Но даже когда я тихо хлебала отвратительную постную жижу из тарелки не поднимая от стола глаз, отчим все равно мог ни с того ни с сего взбеситься. Сначала я не понимала, в чем дело, а потом осознала — я, то есть Эльтария, сильно изменилась, и его это настораживало и раздражало. Мои догадки подтвердились, когда я услышала их с Норой разговор.
— Тари сама не своя после той болезни, — услышала я за стеной голос Роя, пока мылась из тазика в другой комнате. Я не могла как все наплевать на гигиену, поэтому каждый вечер набирала себе воду, грела в котелке и хоть как-то приводила себя в порядок.

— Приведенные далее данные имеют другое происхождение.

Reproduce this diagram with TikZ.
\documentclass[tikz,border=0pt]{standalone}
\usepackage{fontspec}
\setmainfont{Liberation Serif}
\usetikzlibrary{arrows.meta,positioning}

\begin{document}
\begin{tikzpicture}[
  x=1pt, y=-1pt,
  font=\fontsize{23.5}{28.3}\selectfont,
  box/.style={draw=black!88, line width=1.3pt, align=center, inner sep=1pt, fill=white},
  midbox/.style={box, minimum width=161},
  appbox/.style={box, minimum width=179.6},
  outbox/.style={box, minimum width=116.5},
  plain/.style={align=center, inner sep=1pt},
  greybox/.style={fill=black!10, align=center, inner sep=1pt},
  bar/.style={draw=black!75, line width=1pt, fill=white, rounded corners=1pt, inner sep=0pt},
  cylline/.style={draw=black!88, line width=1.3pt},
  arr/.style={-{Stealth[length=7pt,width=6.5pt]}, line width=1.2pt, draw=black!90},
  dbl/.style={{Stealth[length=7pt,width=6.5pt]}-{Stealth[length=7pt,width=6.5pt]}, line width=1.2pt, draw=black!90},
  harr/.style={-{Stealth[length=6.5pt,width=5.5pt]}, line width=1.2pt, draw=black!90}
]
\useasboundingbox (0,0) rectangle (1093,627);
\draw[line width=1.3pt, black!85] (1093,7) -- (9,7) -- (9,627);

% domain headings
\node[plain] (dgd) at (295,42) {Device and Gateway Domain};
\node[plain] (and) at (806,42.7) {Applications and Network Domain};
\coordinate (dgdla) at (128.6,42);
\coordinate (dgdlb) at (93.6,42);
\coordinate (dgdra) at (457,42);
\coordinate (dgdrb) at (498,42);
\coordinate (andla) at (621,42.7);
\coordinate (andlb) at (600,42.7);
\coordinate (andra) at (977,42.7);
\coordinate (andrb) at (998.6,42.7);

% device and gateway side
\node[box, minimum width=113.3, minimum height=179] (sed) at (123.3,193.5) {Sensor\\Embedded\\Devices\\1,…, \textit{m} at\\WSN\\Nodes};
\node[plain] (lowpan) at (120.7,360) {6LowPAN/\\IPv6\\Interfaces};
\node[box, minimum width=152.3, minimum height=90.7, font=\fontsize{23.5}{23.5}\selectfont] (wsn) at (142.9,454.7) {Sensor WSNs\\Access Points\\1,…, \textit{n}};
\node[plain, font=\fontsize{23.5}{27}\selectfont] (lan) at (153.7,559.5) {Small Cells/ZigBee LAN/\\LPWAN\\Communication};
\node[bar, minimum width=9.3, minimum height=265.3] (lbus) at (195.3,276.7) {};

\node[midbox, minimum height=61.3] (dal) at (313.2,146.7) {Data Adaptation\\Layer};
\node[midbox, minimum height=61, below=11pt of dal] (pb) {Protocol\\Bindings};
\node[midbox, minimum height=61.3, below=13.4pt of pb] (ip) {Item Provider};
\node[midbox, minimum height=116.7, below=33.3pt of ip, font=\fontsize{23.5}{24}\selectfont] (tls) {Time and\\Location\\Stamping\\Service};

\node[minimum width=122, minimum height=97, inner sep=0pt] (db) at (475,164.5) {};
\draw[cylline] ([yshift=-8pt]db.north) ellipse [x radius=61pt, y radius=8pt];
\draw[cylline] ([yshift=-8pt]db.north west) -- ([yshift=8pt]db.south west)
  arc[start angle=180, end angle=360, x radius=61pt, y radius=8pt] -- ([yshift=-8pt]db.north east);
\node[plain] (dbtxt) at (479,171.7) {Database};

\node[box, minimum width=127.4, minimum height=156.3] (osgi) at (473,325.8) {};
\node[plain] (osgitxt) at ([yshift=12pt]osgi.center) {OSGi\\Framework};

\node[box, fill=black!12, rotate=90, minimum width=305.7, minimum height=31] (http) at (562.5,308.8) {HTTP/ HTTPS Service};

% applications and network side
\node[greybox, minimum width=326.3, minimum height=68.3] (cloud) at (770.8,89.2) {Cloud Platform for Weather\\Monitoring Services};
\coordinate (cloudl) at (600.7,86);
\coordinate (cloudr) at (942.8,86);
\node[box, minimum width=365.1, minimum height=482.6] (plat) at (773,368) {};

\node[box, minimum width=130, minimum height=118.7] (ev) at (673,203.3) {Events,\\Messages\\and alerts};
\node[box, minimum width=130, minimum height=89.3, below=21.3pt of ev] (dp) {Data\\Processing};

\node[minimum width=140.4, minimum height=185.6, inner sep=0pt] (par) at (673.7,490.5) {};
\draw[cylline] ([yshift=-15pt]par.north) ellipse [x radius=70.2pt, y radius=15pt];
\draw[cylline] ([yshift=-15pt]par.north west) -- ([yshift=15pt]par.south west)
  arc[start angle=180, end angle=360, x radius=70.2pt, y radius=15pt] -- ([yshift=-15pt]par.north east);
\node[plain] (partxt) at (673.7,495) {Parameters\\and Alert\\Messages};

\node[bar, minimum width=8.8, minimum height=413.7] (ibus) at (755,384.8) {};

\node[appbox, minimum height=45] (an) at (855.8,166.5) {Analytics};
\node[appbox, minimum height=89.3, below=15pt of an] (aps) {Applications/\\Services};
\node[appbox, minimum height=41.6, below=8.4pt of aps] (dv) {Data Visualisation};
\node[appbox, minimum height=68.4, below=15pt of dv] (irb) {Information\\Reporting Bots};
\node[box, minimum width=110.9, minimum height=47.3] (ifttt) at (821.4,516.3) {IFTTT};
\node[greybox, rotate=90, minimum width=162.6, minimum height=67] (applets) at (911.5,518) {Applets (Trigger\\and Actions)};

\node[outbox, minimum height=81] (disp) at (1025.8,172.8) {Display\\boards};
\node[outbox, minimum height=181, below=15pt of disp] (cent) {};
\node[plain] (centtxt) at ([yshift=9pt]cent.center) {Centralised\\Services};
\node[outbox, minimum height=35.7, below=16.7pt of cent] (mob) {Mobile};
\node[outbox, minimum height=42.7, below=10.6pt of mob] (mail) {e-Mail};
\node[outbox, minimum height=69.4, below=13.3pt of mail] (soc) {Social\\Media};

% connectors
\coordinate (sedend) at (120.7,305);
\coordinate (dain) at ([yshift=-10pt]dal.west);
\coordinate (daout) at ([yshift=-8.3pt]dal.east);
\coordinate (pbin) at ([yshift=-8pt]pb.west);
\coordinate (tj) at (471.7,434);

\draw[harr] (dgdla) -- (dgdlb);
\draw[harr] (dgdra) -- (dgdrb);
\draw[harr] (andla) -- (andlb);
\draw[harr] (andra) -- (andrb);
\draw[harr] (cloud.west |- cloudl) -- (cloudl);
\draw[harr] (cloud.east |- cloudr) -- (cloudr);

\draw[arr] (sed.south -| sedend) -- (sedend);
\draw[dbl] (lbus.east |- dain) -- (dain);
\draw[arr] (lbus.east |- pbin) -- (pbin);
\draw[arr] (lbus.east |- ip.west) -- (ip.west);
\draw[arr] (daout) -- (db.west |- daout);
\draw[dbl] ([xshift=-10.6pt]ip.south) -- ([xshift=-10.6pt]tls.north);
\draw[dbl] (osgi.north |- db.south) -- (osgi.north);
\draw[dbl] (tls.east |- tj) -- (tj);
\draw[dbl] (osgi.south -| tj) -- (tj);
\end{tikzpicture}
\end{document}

— Ты тоже заметил? — понизила голос Нора, но я все равно слышала.
Я перестала плескаться, прислушалась.
— Она не играет больше с другими детьми. Не бегает по улице, как делала еще месяц назад. Не подпрыгивает, не кидает камешки в воробьев. С ней что-то не так. Ходит, будто все проблемы мира на ее плечах держатся.
— Иногда она так смотрит, что меня мороз пробирает. Такой взгляд, будто ей не двенадцать, а целая сотня. Она меня пугает, — пожаловалась мать.
— Может в нее демон какой вселился? Я слышал, такое бывает.
— Нет, брось. Она точно не одержимая. Может, близость смерть заставила ее так быстро повзрослеть? Она же чуть не умерла от жара.
Нора начала кашлять. Я стала замечать, что с ней такие приступы кашля случаются довольно часто. Кажется, она чем-то болела. Может, жидкость с ядовитым запахом, что добавляли при стирке, разъела за годы ей легкие, кто знает.
Я закончила мыться, легла в постель. Килли тут же прижался ко мне.
— Не слушай их, Тари, — прошептал он. — Все с тобой в порядке, просто ты немного устала после болезни.
— Думаешь? — я обняла его, согревая. Ступни онемели, словно я не на полу стояла, а на льду. Так можно с детства себе все застудить: и почки, и яичники.
— Конечно. Ты даже снова умеешь танцевать.
Он замолчал, обдумывая что-то. Потом хихикнул и зашептал:
— Но песня про утят мне тогда понравилась.
— Хочешь, научу тебя? — улыбнулась я.